◆ **Prompt**:
Quote the whole listing exactly. Leave the pictures out of your copy.

start

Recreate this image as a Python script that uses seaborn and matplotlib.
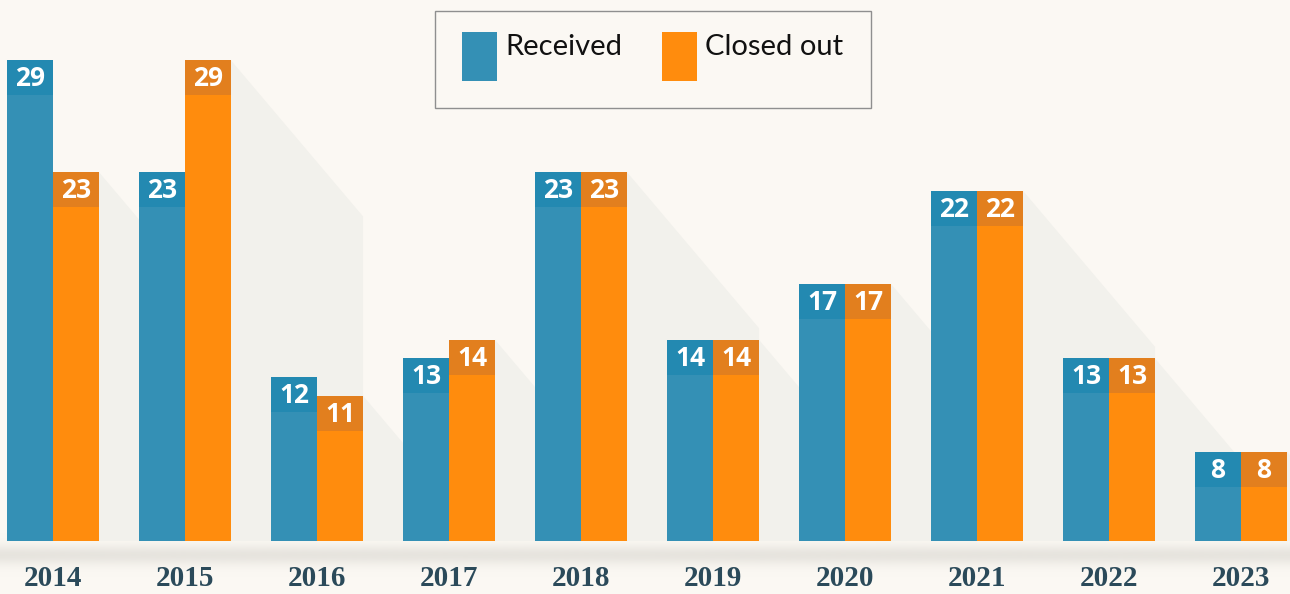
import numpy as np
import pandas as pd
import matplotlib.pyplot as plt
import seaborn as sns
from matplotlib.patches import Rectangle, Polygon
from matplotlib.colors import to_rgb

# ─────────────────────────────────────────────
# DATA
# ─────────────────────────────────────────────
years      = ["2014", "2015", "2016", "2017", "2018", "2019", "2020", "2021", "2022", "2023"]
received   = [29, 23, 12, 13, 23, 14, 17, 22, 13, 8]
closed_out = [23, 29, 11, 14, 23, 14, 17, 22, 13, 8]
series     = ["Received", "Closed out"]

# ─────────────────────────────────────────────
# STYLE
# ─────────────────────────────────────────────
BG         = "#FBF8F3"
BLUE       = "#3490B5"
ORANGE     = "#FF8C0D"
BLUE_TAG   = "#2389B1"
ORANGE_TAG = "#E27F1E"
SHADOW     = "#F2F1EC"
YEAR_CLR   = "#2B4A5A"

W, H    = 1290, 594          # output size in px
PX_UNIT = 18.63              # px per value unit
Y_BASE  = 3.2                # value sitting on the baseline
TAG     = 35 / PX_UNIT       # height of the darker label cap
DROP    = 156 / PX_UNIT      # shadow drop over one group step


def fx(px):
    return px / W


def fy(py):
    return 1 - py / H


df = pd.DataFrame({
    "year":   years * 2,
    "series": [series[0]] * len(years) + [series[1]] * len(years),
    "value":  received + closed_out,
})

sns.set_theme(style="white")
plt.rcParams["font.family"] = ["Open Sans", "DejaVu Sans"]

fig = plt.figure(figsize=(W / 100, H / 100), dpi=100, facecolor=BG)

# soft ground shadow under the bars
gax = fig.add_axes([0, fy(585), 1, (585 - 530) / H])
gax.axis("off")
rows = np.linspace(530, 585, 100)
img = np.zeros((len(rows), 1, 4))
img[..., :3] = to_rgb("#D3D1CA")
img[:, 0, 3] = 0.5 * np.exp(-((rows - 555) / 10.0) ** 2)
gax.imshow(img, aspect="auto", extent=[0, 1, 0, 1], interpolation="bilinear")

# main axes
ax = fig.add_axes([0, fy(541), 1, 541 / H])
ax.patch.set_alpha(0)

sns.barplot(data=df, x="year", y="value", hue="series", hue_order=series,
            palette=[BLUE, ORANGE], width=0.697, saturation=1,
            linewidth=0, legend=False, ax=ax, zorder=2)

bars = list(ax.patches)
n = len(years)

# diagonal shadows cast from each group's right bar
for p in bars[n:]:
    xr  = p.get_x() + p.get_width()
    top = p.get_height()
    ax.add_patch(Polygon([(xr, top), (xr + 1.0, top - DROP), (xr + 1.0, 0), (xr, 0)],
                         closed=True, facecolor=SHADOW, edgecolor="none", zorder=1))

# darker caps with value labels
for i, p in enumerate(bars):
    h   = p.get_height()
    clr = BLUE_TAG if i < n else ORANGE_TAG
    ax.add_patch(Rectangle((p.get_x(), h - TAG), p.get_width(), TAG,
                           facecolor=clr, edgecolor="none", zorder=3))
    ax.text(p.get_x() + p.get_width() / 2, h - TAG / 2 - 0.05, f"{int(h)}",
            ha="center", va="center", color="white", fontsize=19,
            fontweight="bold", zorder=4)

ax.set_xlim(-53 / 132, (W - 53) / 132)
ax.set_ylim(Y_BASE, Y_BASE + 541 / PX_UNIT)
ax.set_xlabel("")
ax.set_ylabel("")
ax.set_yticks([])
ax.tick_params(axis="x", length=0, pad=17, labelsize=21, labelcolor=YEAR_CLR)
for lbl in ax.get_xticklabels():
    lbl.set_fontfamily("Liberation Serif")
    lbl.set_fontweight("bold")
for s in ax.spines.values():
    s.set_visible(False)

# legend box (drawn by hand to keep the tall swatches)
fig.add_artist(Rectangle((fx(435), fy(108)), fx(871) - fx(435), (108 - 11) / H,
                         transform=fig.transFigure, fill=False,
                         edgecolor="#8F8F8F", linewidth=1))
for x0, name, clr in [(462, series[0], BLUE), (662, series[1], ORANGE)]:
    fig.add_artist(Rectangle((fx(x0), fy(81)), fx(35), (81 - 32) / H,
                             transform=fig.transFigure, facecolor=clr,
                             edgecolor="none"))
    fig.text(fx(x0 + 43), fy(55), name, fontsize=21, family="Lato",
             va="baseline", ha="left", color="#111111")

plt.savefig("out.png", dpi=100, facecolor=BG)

end

◆ **Solution for this problem**:
Recreate this image as a Python script that uses seaborn and matplotlib.
import numpy as np
import pandas as pd
import matplotlib.pyplot as plt
import seaborn as sns
from matplotlib.patches import Rectangle, Polygon
from matplotlib.colors import to_rgb

# ─────────────────────────────────────────────
# DATA
# ─────────────────────────────────────────────
years      = ["2014", "2015", "2016", "2017", "2018", "2019", "2020", "2021", "2022", "2023"]
received   = [29, 23, 12, 13, 23, 14, 17, 22, 13, 8]
closed_out = [23, 29, 11, 14, 23, 14, 17, 22, 13, 8]
series     = ["Received", "Closed out"]

# ─────────────────────────────────────────────
# STYLE
# ─────────────────────────────────────────────
BG         = "#FBF8F3"
BLUE       = "#3490B5"
ORANGE     = "#FF8C0D"
BLUE_TAG   = "#2389B1"
ORANGE_TAG = "#E27F1E"
SHADOW     = "#F2F1EC"
YEAR_CLR   = "#2B4A5A"

W, H    = 1290, 594          # output size in px
PX_UNIT = 18.63              # px per value unit
Y_BASE  = 3.2                # value sitting on the baseline
TAG     = 35 / PX_UNIT       # height of the darker label cap
DROP    = 156 / PX_UNIT      # shadow drop over one group step


def fx(px):
    return px / W


def fy(py):
    return 1 - py / H


df = pd.DataFrame({
    "year":   years * 2,
    "series": [series[0]] * len(years) + [series[1]] * len(years),
    "value":  received + closed_out,
})

sns.set_theme(style="white")
plt.rcParams["font.family"] = ["Open Sans", "DejaVu Sans"]

fig = plt.figure(figsize=(W / 100, H / 100), dpi=100, facecolor=BG)

# soft ground shadow under the bars
gax = fig.add_axes([0, fy(585), 1, (585 - 530) / H])
gax.axis("off")
rows = np.linspace(530, 585, 100)
img = np.zeros((len(rows), 1, 4))
img[..., :3] = to_rgb("#D3D1CA")
img[:, 0, 3] = 0.5 * np.exp(-((rows - 555) / 10.0) ** 2)
gax.imshow(img, aspect="auto", extent=[0, 1, 0, 1], interpolation="bilinear")

# main axes
ax = fig.add_axes([0, fy(541), 1, 541 / H])
ax.patch.set_alpha(0)

sns.barplot(data=df, x="year", y="value", hue="series", hue_order=series,
            palette=[BLUE, ORANGE], width=0.697, saturation=1,
            linewidth=0, legend=False, ax=ax, zorder=2)

bars = list(ax.patches)
n = len(years)

# diagonal shadows cast from each group's right bar
for p in bars[n:]:
    xr  = p.get_x() + p.get_width()
    top = p.get_height()
    ax.add_patch(Polygon([(xr, top), (xr + 1.0, top - DROP), (xr + 1.0, 0), (xr, 0)],
                         closed=True, facecolor=SHADOW, edgecolor="none", zorder=1))

# darker caps with value labels
for i, p in enumerate(bars):
    h   = p.get_height()
    clr = BLUE_TAG if i < n else ORANGE_TAG
    ax.add_patch(Rectangle((p.get_x(), h - TAG), p.get_width(), TAG,
                           facecolor=clr, edgecolor="none", zorder=3))
    ax.text(p.get_x() + p.get_width() / 2, h - TAG / 2 - 0.05, f"{int(h)}",
            ha="center", va="center", color="white", fontsize=19,
            fontweight="bold", zorder=4)

ax.set_xlim(-53 / 132, (W - 53) / 132)
ax.set_ylim(Y_BASE, Y_BASE + 541 / PX_UNIT)
ax.set_xlabel("")
ax.set_ylabel("")
ax.set_yticks([])
ax.tick_params(axis="x", length=0, pad=17, labelsize=21, labelcolor=YEAR_CLR)
for lbl in ax.get_xticklabels():
    lbl.set_fontfamily("Liberation Serif")
    lbl.set_fontweight("bold")
for s in ax.spines.values():
    s.set_visible(False)

# legend box (drawn by hand to keep the tall swatches)
fig.add_artist(Rectangle((fx(435), fy(108)), fx(871) - fx(435), (108 - 11) / H,
                         transform=fig.transFigure, fill=False,
                         edgecolor="#8F8F8F", linewidth=1))
for x0, name, clr in [(462, series[0], BLUE), (662, series[1], ORANGE)]:
    fig.add_artist(Rectangle((fx(x0), fy(81)), fx(35), (81 - 32) / H,
                             transform=fig.transFigure, facecolor=clr,
                             edgecolor="none"))
    fig.text(fx(x0 + 43), fy(55), name, fontsize=21, family="Lato",
             va="baseline", ha="left", color="#111111")

plt.savefig("out.png", dpi=100, facecolor=BG)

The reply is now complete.